Living History

Mark Barloon, lecturer of history, relishes the chances he gets to travel around the United States and visit historical sites—he brings along his students and extends the invitation to faculty, staff, other students and alumni. No matter your major, Barloon inspires all those who attend by bringing history to life.

Mark Barloon, lecturer of history, relishes the chances he gets to travel around the United States and visit historical sites—he brings along his students and extends the invitation to faculty, staff, other students and alumni. No matter your major, Barloon inspires all those who attend by bringing history to life.

Central professors are remarkable at providing real-world examples in classes, but one professor, Mark Barloon, lecturer of history, takes his classes to a whole new level. With numerous field trips to historical sights around the United States and visits to the Marion County shooting range, Barloon captures the spirit of American history for his students.

There are times in life when you realize what you want to do with your future—a great educator inspires a student to become a teacher or a science fair project sparks an interest in becoming a physicist. Whatever the case may be, many young students experience an “aha moment” that drives their passions.

As a child, Mark Barloon, lecturer of history, never had that moment because he has been experiencing it all his life. “I was always interested in what was happening in our country,” he says. “Even as a kid I was always reading newspapers and news magazines. I just naturally fell into history. I never had a moment where the light came on and I knew exactly that this was what I wanted to do. I just always liked history.”

The Fort Atkinson, Iowa, native grew up on a farm before earning an undergraduate degree at Iowa State University and master’s degree at the University of Iowa. He completed a doctorate in American history with an emphasis in military history and the Civil War at the University of North Texas.

Barloon engages students in class with his profound interest in military history and lively personality.

Barloon engages students with his interest in military history and lively personality.

From there, Barloon moved to the East Coast as an intelligence analyst for the government for a few years, but the pull of family brought him and his wife, Gabrielle, back to their home state. Looking for jobs in the area, Barloon called up Central’s history department, and there happened to be a temporary opening—and he’s still here 12 years later.

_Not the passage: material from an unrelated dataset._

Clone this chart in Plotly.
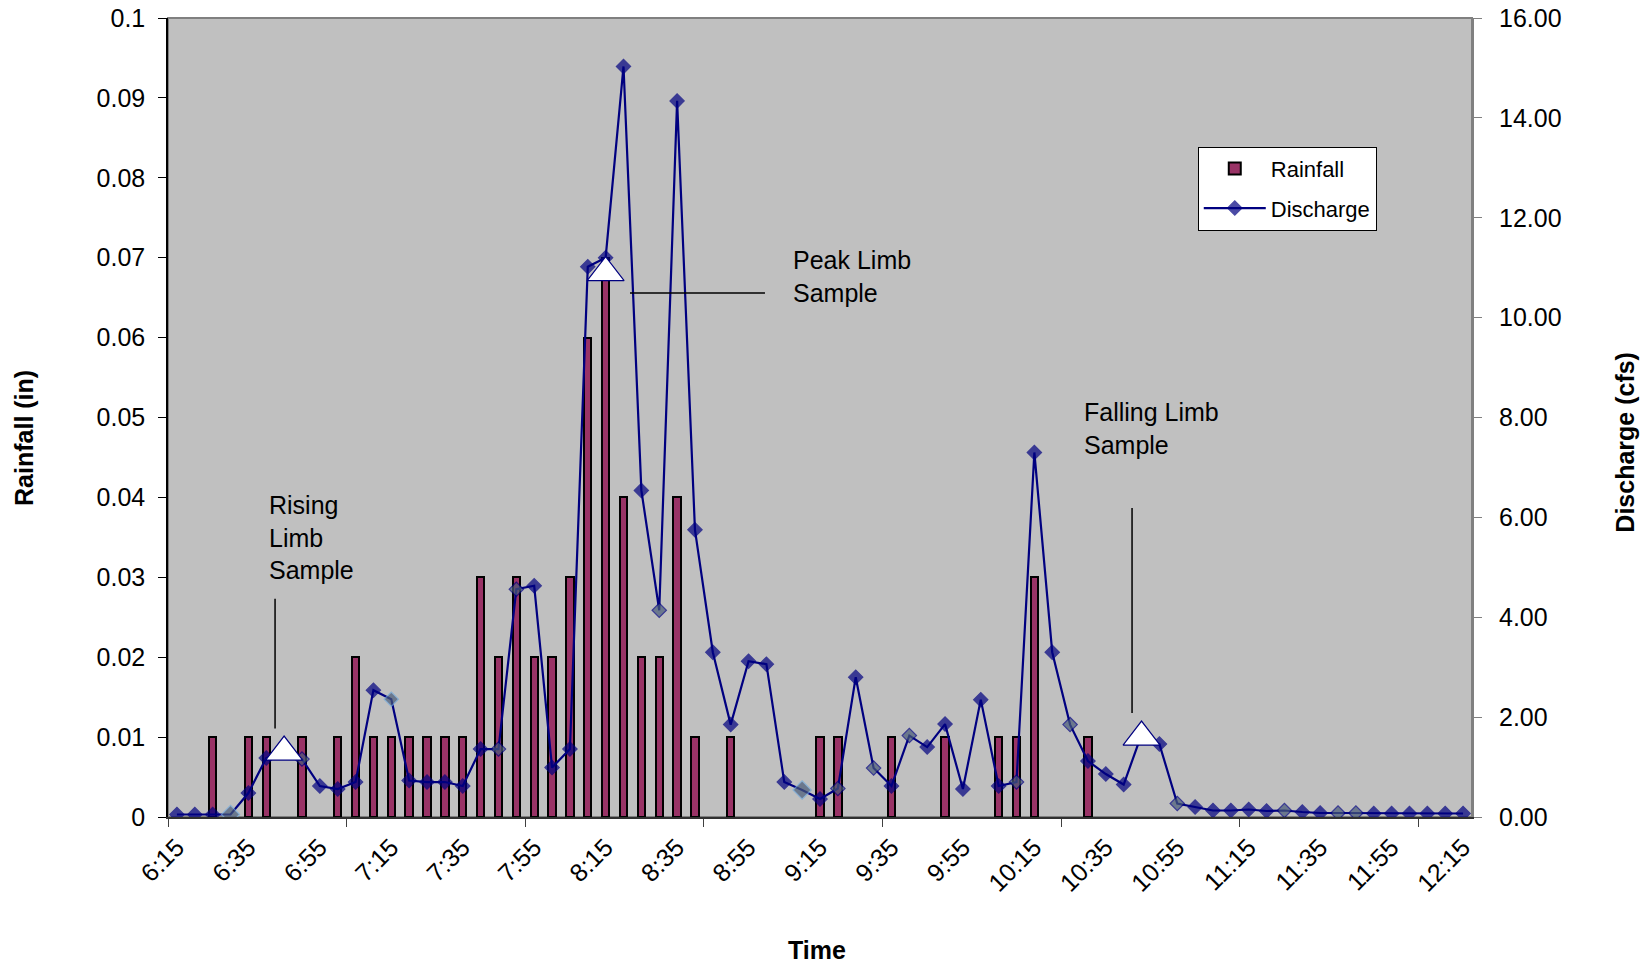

“Since day one as a part-time temp, the Central community treated me like a long-time faculty member. I have always been treated as a welcomed equal,” says Barloon.

His enthusiasm for history is certainly palpable in the classroom. Although Barloon’s classes are lecture based, he encourages students to speak up and challenge his ideas or interpretations. One way he is engaging students: historical field trips. In the past, Barloon has taken students to Antietam, Bull Run, Corinth, Gettysburg, Shiloh, Stone’s River and Vicksburg National Military Parks, as well as Arlington National Cemetery. He has also provided students the opportunity to step back in time by shooting 19th and 20th-century weapons at a shooting range—and it’s all in the name of learning.

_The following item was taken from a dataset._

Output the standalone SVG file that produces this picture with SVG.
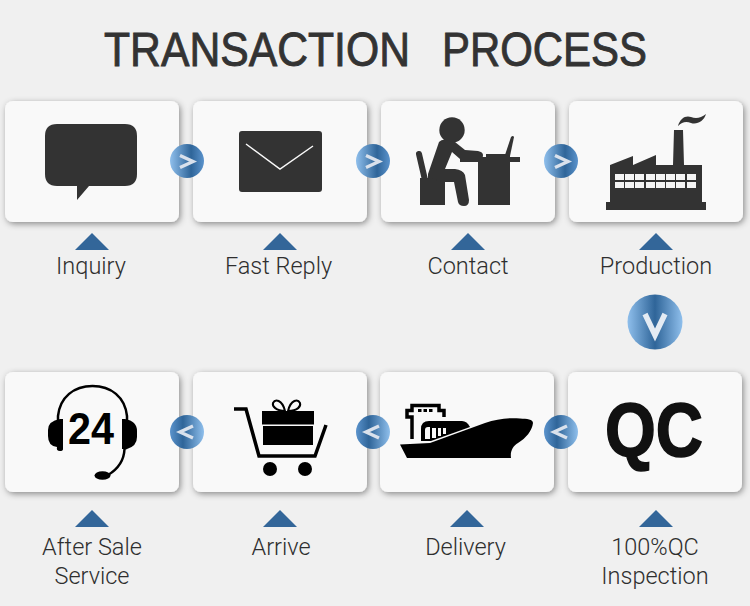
<svg xmlns="http://www.w3.org/2000/svg" width="750" height="606" viewBox="0 0 750 606">
<style>
.card{fill:#f9f9f9;filter:url(#sh)}
.lbl{font-family:Roboto,"Liberation Sans",sans-serif;font-weight:300;font-size:23.500px;fill:#2e2e2e;text-anchor:middle}
.ttl{font-family:"Liberation Sans",Arial,sans-serif;font-size:49px;fill:#333;stroke:#333;stroke-width:.9}
.tri{fill:#336699}
.d{fill:#333}
.k{fill:#000}
.bt{fill:none;stroke:#d9e1ec;stroke-width:3.4}
</style>
<defs>
<filter id="sh" x="-10%" y="-10%" width="125%" height="125%"><feDropShadow dx="1.500" dy="2" stdDeviation="3" flood-color="#000" flood-opacity=".42"/></filter>
<linearGradient id="bg"><stop offset="0" stop-color="#8fbfec"/><stop offset=".5" stop-color="#2f6599"/><stop offset="1" stop-color="#8fbfec"/></linearGradient>
<linearGradient id="bgr"><stop offset="0" stop-color="#8fbfec"/><stop offset=".62" stop-color="#2f6599"/><stop offset="1" stop-color="#5b93cc"/></linearGradient>
<linearGradient id="bgl"><stop offset="0" stop-color="#5b93cc"/><stop offset=".38" stop-color="#2f6599"/><stop offset="1" stop-color="#8fbfec"/></linearGradient>
</defs>
<rect width="750" height="606" fill="#f0f0f0"/>
<g id="title">
<text class="ttl" x="104" y="66" textLength="306" lengthAdjust="spacingAndGlyphs">TRANSACTION</text>
<text class="ttl" x="442" y="66" textLength="205" lengthAdjust="spacingAndGlyphs">PROCESS</text>
</g>

<g id="inquiry"><rect class="card" x="5" y="101" width="174" height="121" rx="8"/>
<path class="d" d="M57 124H125Q137 124 137 136V174Q137 186 125 186H89L77 200V186H57Q45 186 45 174V136Q45 124 57 124Z"/>
<polygon class="tri" points="75,250 92,233 109,250"/><text class="lbl" x="91" y="274">Inquiry</text></g>

<g id="fast-reply"><rect class="card" x="193" y="101" width="174" height="121" rx="8"/>
<rect class="d" x="239" y="131" width="83" height="61" rx="3"/><path d="M246 144L280 169L313 146" fill="none" stroke="#f9f9f9" stroke-width="1.500"/>
<polygon class="tri" points="263,250 280,233 297,250"/><text class="lbl" x="278.500" y="274">Fast Reply</text></g>

<g id="contact"><rect class="card" x="381" y="101" width="174" height="121" rx="8"/>
<circle class="d" cx="452" cy="130" r="12.700"/>
<path d="M419 154L425 180" fill="none" stroke="#333" stroke-width="6" stroke-linecap="round"/>
<rect class="d" x="420" y="178" width="25" height="27"/>
<path class="d" d="M439 142Q442 139 446 140L455 142L465 150L478 151Q483 152 483 155Q483 159 480 159H460L452 152L445 169H455Q463 170 465 175L469 200Q469 206 464 206Q459 206 458 202L454 182H445L428 178V174Z"/>
<path class="d" d="M460 157H486V154H510V157H520V162H510V205H478V162H460Z"/>
<path class="d" d="M505 155L511 137Q513 135 514 137L510 156Z"/>
<polygon class="tri" points="451,250 468,233 485,250"/><text class="lbl" x="468" y="274">Contact</text></g>

<g id="production"><rect class="card" x="569" y="101" width="174" height="121" rx="8"/>
<path class="d" d="M606 210V202H610V165L633 156V165L656 155V165H673L674 130H683L684 165H702V202H706V210Z"/>
<path class="d" d="M678 126C680 118 686 115 691 117C696 119 701 118 706 114C704 121 697 125 691 123C686 121 682 122 678 126Z"/>
<path fill="#f5f5f5" d="M615 174h9v6h-9zM625 174h9v6h-9zM635 174h9v6h-9zM646 174h9v6h-9zM656 174h9v6h-9zM666 174h9v6h-9zM676 174h9v6h-9zM687 174h9v6h-9zM615 182h9v6h-9zM625 182h9v6h-9zM635 182h9v6h-9zM646 182h9v6h-9zM656 182h9v6h-9zM666 182h9v6h-9zM676 182h9v6h-9zM687 182h9v6h-9z"/>
<polygon class="tri" points="639,250 656,233 673,250"/><text class="lbl" x="656" y="274">Production</text></g>

<g id="qc"><rect class="card" x="568" y="372" width="174" height="120" rx="8"/>
<text x="605" y="456" font-family="'Liberation Sans',Arial,sans-serif" font-weight="700" font-size="76" fill="#111" stroke="#111" stroke-width="1.600" textLength="98" lengthAdjust="spacingAndGlyphs">QC</text>
<polygon class="tri" points="639,527 656,510 673,527"/><text class="lbl" x="655" y="555">100%QC</text><text class="lbl" x="655" y="584">Inspection</text></g>

<g id="delivery"><rect class="card" x="380" y="372" width="174" height="120" rx="8"/>
<path class="k" d="M421 441V429Q421 421 429 421H462Q467 421 470 427L431 441Z"/>
<path fill="none" stroke="#000" stroke-width="3.500" d="M412 439V417H407V410.500H412V405.500H439V410.500H444V417"/>
<path fill="#f9f9f9" d="M425 439V430Q425 427 428 427H430V439ZM432 428h4v10h-4zM438 428h3v8h-3zM443 428h3v6h-3z"/>
<path class="k" d="M418 409h3.500v3h-3.500zM423.500 409h3.500v3h-3.500zM429 409h3.500v3h-3.500z"/>
<path class="k" d="M400 444.500L407 458H511C510 451 513 446 518 443C526 438 532 431 533 423C533 419 527 419 520 418.500C508 417.500 497 419 485 423L430 443Z"/>
<polygon class="tri" points="450,527 467,510 484,527"/><text class="lbl" x="465.500" y="555">Delivery</text></g>

<g id="arrive"><rect class="card" x="193" y="372" width="174" height="120" rx="8"/>
<path d="M234 409H246L259 456H315L326 425" fill="none" stroke="#000" stroke-width="3.500"/>
<rect class="k" x="262" y="411" width="52" height="13.500"/><rect class="k" x="263" y="426" width="50" height="19"/>
<path d="M285 411C276 411 272 406 273 403C275 399 282 399 285 411ZM288 411C298 411 301 406 300 403C298 399 291 399 288 411Z" fill="none" stroke="#000" stroke-width="2"/>
<circle class="k" cx="270" cy="469" r="7"/><circle class="k" cx="305" cy="469" r="7"/>
<polygon class="tri" points="263,527 280,510 297,527"/><text class="lbl" x="281" y="555">Arrive</text></g>

<g id="after-sale"><rect class="card" x="5" y="372" width="174" height="120" rx="8"/>
<path d="M58 421V416C60 397 74 386 92.500 386C111 386 125 397 127 416V421" fill="none" stroke="#000" stroke-width="2.500"/>
<path class="k" d="M60 419H63V449Q63 451 60 451Q56 451 57 447Q48 446 48 436V430Q48 421 60 419Z"/>
<path class="k" d="M122 419H125Q137 421 137 431V437Q137 446 127 449Q125 450 124 449H122Z"/>
<path d="M124.500 449C124 461 118 469 108 475" fill="none" stroke="#000" stroke-width="2.500"/>
<ellipse class="k" cx="102.500" cy="475.500" rx="8" ry="4.300"/>
<text x="68" y="444" font-family="'Liberation Sans',Arial,sans-serif" font-weight="700" font-size="45" fill="#000" textLength="46" lengthAdjust="spacingAndGlyphs">24</text>
<polygon class="tri" points="75,527 92,510 109,527"/><text class="lbl" x="92" y="555">After Sale</text><text class="lbl" x="92" y="584">Service</text></g>

<g id="connectors">
<circle fill="url(#bgr)" cx="187" cy="161" r="17"/><path class="bt" d="M180 155.500L193 161.500L180 167.500"/>
<circle fill="url(#bgr)" cx="373" cy="161" r="17"/><path class="bt" d="M366 155.500L379 161.500L366 167.500"/>
<circle fill="url(#bgr)" cx="561" cy="161" r="17"/><path class="bt" d="M555 155.500L568 161.500L555 167.500"/>
<circle fill="url(#bg)" cx="655" cy="322" r="27.500"/><path d="M645 314L655 335L665 314" fill="none" stroke="#e4ebf3" stroke-width="5.500"/>
<circle fill="url(#bgl)" cx="561" cy="432" r="17"/><path class="bt" d="M567 426L554 432L567 438"/>
<circle fill="url(#bgl)" cx="373" cy="432" r="17"/><path class="bt" d="M379 426L366 432L379 438"/>
<circle fill="url(#bgl)" cx="187" cy="432" r="17"/><path class="bt" d="M193 426L180 432L193 438"/>
</g>
</svg>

“The trips give students direct, tactile interaction with the past,” Barloon says. “When you can walk Pickett’s Charge or climb around in Devil’s Den and scale the slope of Little Round Top at Gettysburg—these are things that are incredibly important during the Civil War. It makes the lessons much more meaningful, and it is a fun way to learn.”

It comes as no surprise that outside of the classroom, Barloon enjoys traveling to new places, but he also likes to head to the shooting range and play computer games. But of course, learning never ends—he reads military history books in his spare time. And then he takes what he learns and brings it to the classroom where he can watch his students develop as intellectuals.

“It is fun to share my passion with the students, especially with those students who share the same passion for history that I do. It is fun to watch my students grow through their education into young intellects and develop their own talents, abilities and skills.”

One day, Barloon hopes to visit the Solomon Islands, particularly Guadalcanal, a site where the Japanese and Americans fought during the Second World War—until then, Barloon will be sparking Central’s enthusiasm for American history, one battle at a time.